If you’re unsure whether you’re ready to invest, a quick check helps. If an unexpected RM1,000 expense would stress you out or push you into debt, it usually means your foundation isn’t there yet. Building a small safety buffer first makes investing far less stressful and far more sustainable.

Also read: Getting Started In Investing Without The Fear Factor

When expectations start getting louder

Eventually, the pressure changes shape. It’s no longer about small steps, it’s about bigger decisions. Conversations shift towards buying property, upgrading your lifestyle or doing something that feels like a “next step”.

Even if no one directly says it to you, it starts to feel like you should be doing more by now. This is where many young Malaysians feel stuck, not because they’re failing, but because the decisions suddenly carry more weight. Buying a home, for example, isn’t just a milestone anymore. It’s a long-term financial commitment that requires stability most people are still building.

One way to think about it is this. If committing to a property means you’ll be financially stretched every month, with little room for savings or emergencies, it may be too early. The goal isn’t just to own something, but to own it without constant pressure. Hesitation here often means you’re thinking more carefully than most.

When you realise saving alone won’t change much

At some point, something clicks. You realise that no matter how careful you are with spending, there’s only so much you can cut.

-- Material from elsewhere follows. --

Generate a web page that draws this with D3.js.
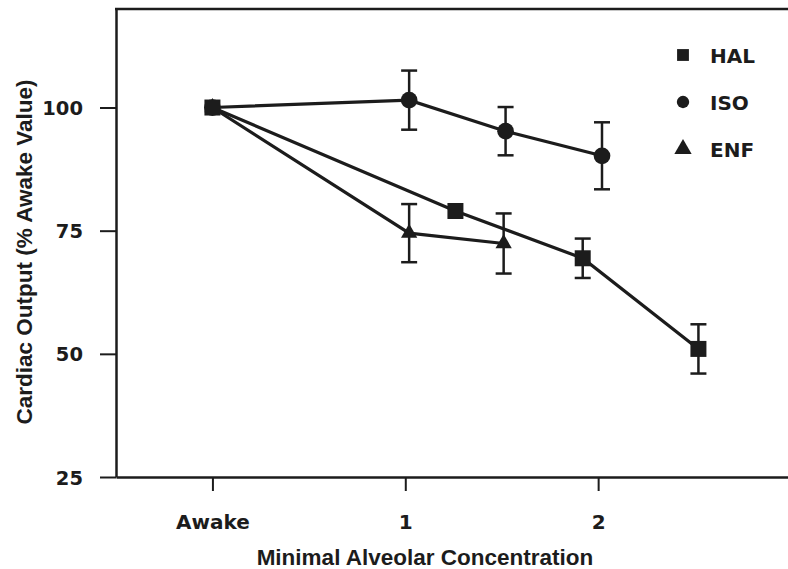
<!DOCTYPE html>
<meta charset="utf-8">
<script src="https://d3js.org/d3.v7.min.js"></script>
<style>
  body { margin: 0; background: #fff; }
  .tick text { font-family: "DejaVu Sans", sans-serif; font-weight: bold; }
</style>
<div id="my_dataviz"></div>
<script>

// MAC levels (Awake = 0) with mean and SE
var halMac = [0, 1.26, 1.92, 2.52];
var halVal = [100, 79, 69.4, 51];
var halErr = [0, 0, 4, 5];

var isoMac = [0, 1.02, 1.52, 2.02];
var isoVal = [100, 101.5, 95.2, 90.2];
var isoErr = [0, 6, 4.9, 6.8];

var enfMac = [0, 1.02, 1.51];
var enfVal = [100, 74.5, 72.4];
var enfErr = [0, 5.9, 6.1];

var yTicks = [25, 50, 75, 100];
var xTicks = [0, 1, 2];
var xTickLabels = ["Awake", "1", "2"];
var seriesNames = ["HAL", "ISO", "ENF"];

var W = 788, H = 569;
var ink = "#1c1c1c";

var svg = d3.select("#my_dataviz")
  .append("svg")
    .attr("width", W)
    .attr("height", H);

var x = d3.scaleLinear()
  .domain([-0.5, 3])
  .range([116, 791]);

var y = d3.scaleLinear()
  .domain([25, 120])
  .range([477, 9]);

// Y axis
var yAxis = svg.append("g")
  .attr("transform", "translate(116,0)")
  .call(d3.axisLeft(y).tickValues(yTicks).tickSize(16).tickSizeOuter(0).tickPadding(17));
yAxis.select(".domain").attr("stroke", ink).attr("stroke-width", 2.5);
yAxis.selectAll(".tick line").attr("stroke", ink).attr("stroke-width", 2);
yAxis.selectAll(".tick text").attr("font-size", 19.5).attr("fill", ink).attr("dy", "0.36em");

// X axis
var xAxis = svg.append("g")
  .attr("transform", "translate(0,477)")
  .call(d3.axisBottom(x).tickValues(xTicks)
    .tickFormat(function(d, i) { return xTickLabels[i]; })
    .tickSize(14).tickSizeOuter(0).tickPadding(24));
xAxis.select(".domain").attr("stroke", ink).attr("stroke-width", 2.5);
xAxis.selectAll(".tick line").attr("stroke", ink).attr("stroke-width", 2);
xAxis.selectAll(".tick text").attr("font-size", 20).attr("fill", ink);

// top frame line
svg.append("line")
  .attr("x1", 115).attr("x2", W)
  .attr("y1", y(120)).attr("y2", y(120))
  .attr("stroke", ink).attr("stroke-width", 2.5);

// axis titles
svg.append("text")
  .attr("x", 425).attr("y", 565)
  .attr("text-anchor", "middle")
  .attr("font-family", "'Liberation Sans', Arial, sans-serif")
  .attr("font-weight", "bold").attr("font-size", 22.5)
  .attr("fill", ink)
  .text("Minimal Alveolar Concentration");

svg.append("text")
  .attr("transform", "translate(32,252) rotate(-90)")
  .attr("text-anchor", "middle")
  .attr("font-family", "'Liberation Sans', Arial, sans-serif")
  .attr("font-weight", "bold").attr("font-size", 22.5)
  .attr("fill", ink)
  .text("Cardiac Output (% Awake Value)");

function makeSeries(mac, val, err) {
  return mac.map(function(m, i) { return {x: m, y: val[i], e: err[i]}; });
}
var series = [
  {name: "HAL", pts: makeSeries(halMac, halVal, halErr), shape: d3.symbolSquare, size: 256},
  {name: "ISO", pts: makeSeries(isoMac, isoVal, isoErr), shape: d3.symbolCircle, size: 220},
  {name: "ENF", pts: makeSeries(enfMac, enfVal, enfErr), shape: d3.symbolTriangle, size: 115}
];

var line = d3.line()
  .x(function(d) { return x(d.x); })
  .y(function(d) { return y(d.y); });

series.forEach(function(s) {
  svg.append("path")
    .datum(s.pts)
    .attr("d", line)
    .attr("fill", "none")
    .attr("stroke", ink)
    .attr("stroke-width", 3.2);

  var bars = svg.append("g").selectAll("g")
    .data(s.pts.filter(function(d) { return d.e > 0; }))
    .enter().append("g");
  bars.append("line")
    .attr("x1", function(d) { return x(d.x); })
    .attr("x2", function(d) { return x(d.x); })
    .attr("y1", function(d) { return y(d.y + d.e); })
    .attr("y2", function(d) { return y(d.y - d.e); })
    .attr("stroke", ink).attr("stroke-width", 2.5);
  [1, -1].forEach(function(sg) {
    bars.append("line")
      .attr("x1", function(d) { return x(d.x) - 8; })
      .attr("x2", function(d) { return x(d.x) + 8; })
      .attr("y1", function(d) { return y(d.y + sg * d.e); })
      .attr("y2", function(d) { return y(d.y + sg * d.e); })
      .attr("stroke", ink).attr("stroke-width", 2.5);
  });
});

// markers: draw HAL last so the shared Awake point shows a square
series.slice().reverse().forEach(function(s) {
  svg.append("g").selectAll("path")
    .data(s.pts)
    .enter().append("path")
      .attr("transform", function(d) { return "translate(" + x(d.x) + "," + y(d.y) + ")"; })
      .attr("d", d3.symbol().type(s.shape).size(s.size))
      .attr("fill", ink);
});

// legend
var legend = svg.append("g").selectAll("g")
  .data(series)
  .enter().append("g")
    .attr("transform", function(d, i) { return "translate(683," + (55 + i * 47) + ")"; });
legend.append("path")
  .attr("d", function(d) {
    var sz = d.name == "HAL" ? 140 : (d.name == "ISO" ? 120 : 130);
    return d3.symbol().type(d.shape).size(sz)();
  })
  .attr("fill", ink);
legend.append("text")
  .attr("x", 27).attr("y", 7.5)
  .attr("font-family", "'DejaVu Sans', sans-serif")
  .attr("font-weight", "bold").attr("font-size", 20)
  .attr("fill", ink)
  .text(function(d) { return d.name; });

</script>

That’s when attention naturally shifts towards income.

A useful shift many people are making is treating income growth as part of their financial strategy. Whether it’s switching roles, negotiating salary or building a second stream of income, even a modest increase can change how quickly you’re able to save, invest and make bigger decisions.

This is where momentum builds. Once your income grows, everything else starts to feel more manageable. Saving doesn’t feel restrictive and investing feels less intimidating because you’re no longer stretching every ringgit.

So are you actually behind?

Probably not. It only feels that way because many people are still measuring success using timelines that no longer fit how life works today. There is no single “right age” to earn more, move out, get married, buy a home or start investing. Some people focus on stability first. Others chase higher income. Some support their family before building savings. Others take longer because life throws them unexpected costs.

None of these paths are wrong. Everyone moves through life differently. What matters most is walking the path that works best for you, not trying to copy someone else’s journey.

What being “on track” actually looks like now

The idea of a strict financial timeline has quietly shifted. It’s no longer about hitting milestones at a certain age. It’s about moving through phases when you’re ready.

You learn to manage your money before trying to grow it. You build some level of security before taking on risk. You focus on earning more alongside saving more. And you make bigger decisions when they feel sustainable, not rushed. It’s less predictable, but far more realistic.

The bottom line

Feeling behind financially has almost become normal for Gen Z. But most of the time, it is not because you are failing. It is because you are comparing your real life to curated versions of other people’s lives. That could be your peers posting milestones, influencers showing luxury lifestyles, or self-proclaimed “life coaches” trying to convince you that you are doing everything wrong unless you buy their course.

You do not need to keep up with any of them. If you are handling money better than you were a year ago, even in small ways, you are already making progress. Paying off debt, saving consistently, spending more mindfully or simply stressing less about money all count. In today’s economy, progress matters far more than comparison. Your timeline is your own.